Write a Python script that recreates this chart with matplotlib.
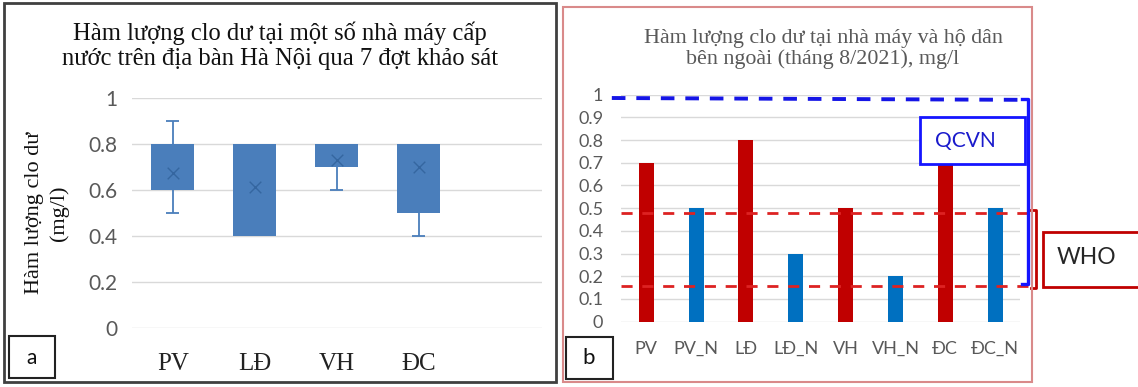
import matplotlib.pyplot as plt
from matplotlib.patches import Rectangle

# Panel a: box plot stats
plants = ["PV", "LĐ", "VH", "ĐC"]
q1 = [0.6, 0.4, 0.7, 0.5]
q3 = [0.8, 0.8, 0.8, 0.8]
whis_lo = [0.5, 0.4, 0.6, 0.4]
whis_hi = [0.9, 0.8, 0.8, 0.8]
means = [0.674, 0.613, 0.732, 0.70]

# Panel b: bar values
sites = ["PV", "PV_N", "LĐ", "LĐ_N", "VH", "VH_N", "ĐC", "ĐC_N"]
chlorine = [0.7, 0.5, 0.8, 0.3, 0.5, 0.2, 0.7, 0.5]
site_colors = ["#C00000", "#0070C0"] * 4

# limit lines as drawn on panel b
qcvn_top = 0.98
who_top = 0.48
who_bottom = 0.157

W, H = 1138, 387
fig = plt.figure(figsize=(W / 100, H / 100), dpi=100)


def fx(px):
    return px / W


def fy(py):
    return 1 - py / H


def box(x0, y0, x1, y1, **kw):
    fig.add_artist(Rectangle((fx(x0), fy(y1)), (x1 - x0) / W, (y1 - y0) / H,
                             transform=fig.transFigure, **kw))


serif = "Liberation Serif"
sans = "Lato"

# ---------------- panel a ----------------
ax1 = fig.add_axes([fx(131.7), fy(328.3), 410 / W, 230 / H])
box_col = "#4A7EBB"
xs = range(len(plants))
for i in xs:
    ax1.vlines(i, whis_lo[i], whis_hi[i], color=box_col, lw=1.3, zorder=2)
    if whis_lo[i] < q1[i]:
        ax1.hlines(whis_lo[i], i - 0.08, i + 0.08, color=box_col, lw=1.3, zorder=2)
    if whis_hi[i] > q3[i]:
        ax1.hlines(whis_hi[i], i - 0.08, i + 0.08, color=box_col, lw=1.3, zorder=2)
ax1.bar(xs, [a - b for a, b in zip(q3, q1)], bottom=q1, width=0.52,
        color=box_col, zorder=3)
ax1.scatter(xs, means, marker="x", s=70, color="#3566A0", linewidths=1.0, zorder=4)
ax1.set_xlim(-0.5, 4.5)
ax1.set_ylim(0, 1)
ax1.set_yticks([0, 0.2, 0.4, 0.6, 0.8, 1])
ax1.set_yticklabels(["0", "0.2", "0.4", "0.6", "0.8", "1"])
ax1.set_xticks(list(xs))
ax1.set_xticklabels(plants, fontfamily=serif, fontsize=18, color="#222222")
for lab in ax1.get_yticklabels():
    lab.set_fontfamily(sans)
    lab.set_fontsize(15)
    lab.set_color("#595959")
ax1.tick_params(axis="y", length=0, pad=10)
ax1.tick_params(axis="x", length=0, pad=18)
ax1.grid(axis="y", color="#D9D9D9", lw=1)
ax1.set_axisbelow(True)
for s in ax1.spines.values():
    s.set_visible(False)

fig.text(fx(280), fy(46), "Hàm lượng clo dư tại một số nhà máy cấp\nnước trên địa bàn Hà Nội qua 7 đợt khảo sát",
         ha="center", va="center", fontfamily=serif, fontsize=17.7, linespacing=1.15,
         color="#111111")
fig.text(fx(47), fy(213), "Hàm lượng clo dư\n(mg/l)", rotation=90, ha="center",
         va="center", fontfamily=serif, fontsize=16, linespacing=1.3, color="#111111")

box(4, 3, 556, 382, fill=False, ec="#404040", lw=2)
box(9, 336, 55, 378, fill=False, ec="#222222", lw=1.5)
fig.text(fx(32), fy(358), "a", ha="center", va="center", fontfamily=sans,
         fontsize=15, color="#111111")

# ---------------- panel b ----------------
ax2 = fig.add_axes([fx(621.4), fy(321.7), 398.6 / W, 227.1 / H])
ax2.bar(range(len(sites)), chlorine, width=0.3, color=site_colors, zorder=3)
ax2.set_xlim(-0.5, len(sites) - 0.5)
ax2.set_ylim(0, 1)
yt = [i / 10 for i in range(11)]
ax2.set_yticks(yt)
ax2.set_yticklabels(["0"] + ["%.1f" % v for v in yt[1:-1]] + ["1"])
ax2.set_xticks(range(len(sites)))
ax2.set_xticklabels(sites)
ax2.tick_params(length=0, labelcolor="#595959")
ax2.tick_params(axis="y", pad=13, labelsize=13)
ax2.tick_params(axis="x", pad=14, labelsize=13)
for lab in ax2.get_xticklabels() + ax2.get_yticklabels():
    lab.set_fontfamily(sans)
ax2.grid(axis="y", color="#D9D9D9", lw=1)
ax2.set_axisbelow(True)
for s in ax2.spines.values():
    s.set_visible(False)

tr = ax2.get_yaxis_transform()
ax2.plot([-0.024, 1.0], [qcvn_top + 0.005, qcvn_top - 0.003], transform=tr,
         color="#1515E6", lw=2.8, ls=(0, (3.5, 2.8)), clip_on=False, zorder=5)
for yv in (who_top, who_bottom):
    ax2.plot([0.0, 1.025], [yv, yv], transform=tr, color="#DD2222", lw=2,
             ls=(0, (4, 3.5)), clip_on=False, zorder=5)
# QCVN bracket
ax2.plot([1.006, 1.019, 1.019, 1.006], [qcvn_top, qcvn_top, who_bottom + 0.01, who_bottom + 0.01],
         transform=tr, color="#1515FF", lw=2.4, clip_on=False, zorder=6)
# WHO bracket
ax2.plot([1.028, 1.040, 1.040, 1.028], [who_top + 0.01, who_top + 0.01, who_bottom - 0.01, who_bottom - 0.01],
         transform=tr, color="#C00000", lw=2, clip_on=False, zorder=6)

fig.text(fx(823), fy(49), "Hàm lượng clo dư tại nhà máy và hộ dân\nbên ngoài (tháng 8/2021), mg/l",
         ha="center", va="center", fontfamily=serif, fontsize=15.8, linespacing=1.15,
         color="#595959")

box(563, 7, 1031.7, 381.7, fill=False, ec="#D98A8A", lw=1.5)
box(566, 337, 612.7, 379, fill=False, ec="#222222", lw=1.5)
fig.text(fx(589), fy(358), "b", ha="center", va="center", fontfamily=sans,
         fontsize=16, color="#111111")

box(920, 117, 1025, 164, fc="white", ec="#1515FF", lw=2, zorder=7)
fig.text(fx(965), fy(141), "QCVN", ha="center", va="center", fontfamily=sans,
         fontsize=15, color="#1a1acc", zorder=8)

box(1043.3, 232.3, 1140, 287.3, fc="white", ec="#C00000", lw=2)
fig.text(fx(1086.7), fy(257), "WHO", ha="center", va="center", fontfamily=sans,
         fontsize=16.5, color="#262626")

fig.savefig("out.png", dpi=100)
==========
Work to do:
All of the data above should be transcribed verbatim, with pictures omitted.

Problem solution:
Write a Python script that recreates this chart with matplotlib.
import matplotlib.pyplot as plt
from matplotlib.patches import Rectangle

# Panel a: box plot stats
plants = ["PV", "LĐ", "VH", "ĐC"]
q1 = [0.6, 0.4, 0.7, 0.5]
q3 = [0.8, 0.8, 0.8, 0.8]
whis_lo = [0.5, 0.4, 0.6, 0.4]
whis_hi = [0.9, 0.8, 0.8, 0.8]
means = [0.674, 0.613, 0.732, 0.70]

# Panel b: bar values
sites = ["PV", "PV_N", "LĐ", "LĐ_N", "VH", "VH_N", "ĐC", "ĐC_N"]
chlorine = [0.7, 0.5, 0.8, 0.3, 0.5, 0.2, 0.7, 0.5]
site_colors = ["#C00000", "#0070C0"] * 4

# limit lines as drawn on panel b
qcvn_top = 0.98
who_top = 0.48
who_bottom = 0.157

W, H = 1138, 387
fig = plt.figure(figsize=(W / 100, H / 100), dpi=100)


def fx(px):
    return px / W


def fy(py):
    return 1 - py / H


def box(x0, y0, x1, y1, **kw):
    fig.add_artist(Rectangle((fx(x0), fy(y1)), (x1 - x0) / W, (y1 - y0) / H,
                             transform=fig.transFigure, **kw))


serif = "Liberation Serif"
sans = "Lato"

# ---------------- panel a ----------------
ax1 = fig.add_axes([fx(131.7), fy(328.3), 410 / W, 230 / H])
box_col = "#4A7EBB"
xs = range(len(plants))
for i in xs:
    ax1.vlines(i, whis_lo[i], whis_hi[i], color=box_col, lw=1.3, zorder=2)
    if whis_lo[i] < q1[i]:
        ax1.hlines(whis_lo[i], i - 0.08, i + 0.08, color=box_col, lw=1.3, zorder=2)
    if whis_hi[i] > q3[i]:
        ax1.hlines(whis_hi[i], i - 0.08, i + 0.08, color=box_col, lw=1.3, zorder=2)
ax1.bar(xs, [a - b for a, b in zip(q3, q1)], bottom=q1, width=0.52,
        color=box_col, zorder=3)
ax1.scatter(xs, means, marker="x", s=70, color="#3566A0", linewidths=1.0, zorder=4)
ax1.set_xlim(-0.5, 4.5)
ax1.set_ylim(0, 1)
ax1.set_yticks([0, 0.2, 0.4, 0.6, 0.8, 1])
ax1.set_yticklabels(["0", "0.2", "0.4", "0.6", "0.8", "1"])
ax1.set_xticks(list(xs))
ax1.set_xticklabels(plants, fontfamily=serif, fontsize=18, color="#222222")
for lab in ax1.get_yticklabels():
    lab.set_fontfamily(sans)
    lab.set_fontsize(15)
    lab.set_color("#595959")
ax1.tick_params(axis="y", length=0, pad=10)
ax1.tick_params(axis="x", length=0, pad=18)
ax1.grid(axis="y", color="#D9D9D9", lw=1)
ax1.set_axisbelow(True)
for s in ax1.spines.values():
    s.set_visible(False)

fig.text(fx(280), fy(46), "Hàm lượng clo dư tại một số nhà máy cấp\nnước trên địa bàn Hà Nội qua 7 đợt khảo sát",
         ha="center", va="center", fontfamily=serif, fontsize=17.7, linespacing=1.15,
         color="#111111")
fig.text(fx(47), fy(213), "Hàm lượng clo dư\n(mg/l)", rotation=90, ha="center",
         va="center", fontfamily=serif, fontsize=16, linespacing=1.3, color="#111111")

box(4, 3, 556, 382, fill=False, ec="#404040", lw=2)
box(9, 336, 55, 378, fill=False, ec="#222222", lw=1.5)
fig.text(fx(32), fy(358), "a", ha="center", va="center", fontfamily=sans,
         fontsize=15, color="#111111")

# ---------------- panel b ----------------
ax2 = fig.add_axes([fx(621.4), fy(321.7), 398.6 / W, 227.1 / H])
ax2.bar(range(len(sites)), chlorine, width=0.3, color=site_colors, zorder=3)
ax2.set_xlim(-0.5, len(sites) - 0.5)
ax2.set_ylim(0, 1)
yt = [i / 10 for i in range(11)]
ax2.set_yticks(yt)
ax2.set_yticklabels(["0"] + ["%.1f" % v for v in yt[1:-1]] + ["1"])
ax2.set_xticks(range(len(sites)))
ax2.set_xticklabels(sites)
ax2.tick_params(length=0, labelcolor="#595959")
ax2.tick_params(axis="y", pad=13, labelsize=13)
ax2.tick_params(axis="x", pad=14, labelsize=13)
for lab in ax2.get_xticklabels() + ax2.get_yticklabels():
    lab.set_fontfamily(sans)
ax2.grid(axis="y", color="#D9D9D9", lw=1)
ax2.set_axisbelow(True)
for s in ax2.spines.values():
    s.set_visible(False)

tr = ax2.get_yaxis_transform()
ax2.plot([-0.024, 1.0], [qcvn_top + 0.005, qcvn_top - 0.003], transform=tr,
         color="#1515E6", lw=2.8, ls=(0, (3.5, 2.8)), clip_on=False, zorder=5)
for yv in (who_top, who_bottom):
    ax2.plot([0.0, 1.025], [yv, yv], transform=tr, color="#DD2222", lw=2,
             ls=(0, (4, 3.5)), clip_on=False, zorder=5)
# QCVN bracket
ax2.plot([1.006, 1.019, 1.019, 1.006], [qcvn_top, qcvn_top, who_bottom + 0.01, who_bottom + 0.01],
         transform=tr, color="#1515FF", lw=2.4, clip_on=False, zorder=6)
# WHO bracket
ax2.plot([1.028, 1.040, 1.040, 1.028], [who_top + 0.01, who_top + 0.01, who_bottom - 0.01, who_bottom - 0.01],
         transform=tr, color="#C00000", lw=2, clip_on=False, zorder=6)

fig.text(fx(823), fy(49), "Hàm lượng clo dư tại nhà máy và hộ dân\nbên ngoài (tháng 8/2021), mg/l",
         ha="center", va="center", fontfamily=serif, fontsize=15.8, linespacing=1.15,
         color="#595959")

box(563, 7, 1031.7, 381.7, fill=False, ec="#D98A8A", lw=1.5)
box(566, 337, 612.7, 379, fill=False, ec="#222222", lw=1.5)
fig.text(fx(589), fy(358), "b", ha="center", va="center", fontfamily=sans,
         fontsize=16, color="#111111")

box(920, 117, 1025, 164, fc="white", ec="#1515FF", lw=2, zorder=7)
fig.text(fx(965), fy(141), "QCVN", ha="center", va="center", fontfamily=sans,
         fontsize=15, color="#1a1acc", zorder=8)

box(1043.3, 232.3, 1140, 287.3, fc="white", ec="#C00000", lw=2)
fig.text(fx(1086.7), fy(257), "WHO", ha="center", va="center", fontfamily=sans,
         fontsize=16.5, color="#262626")

fig.savefig("out.png", dpi=100)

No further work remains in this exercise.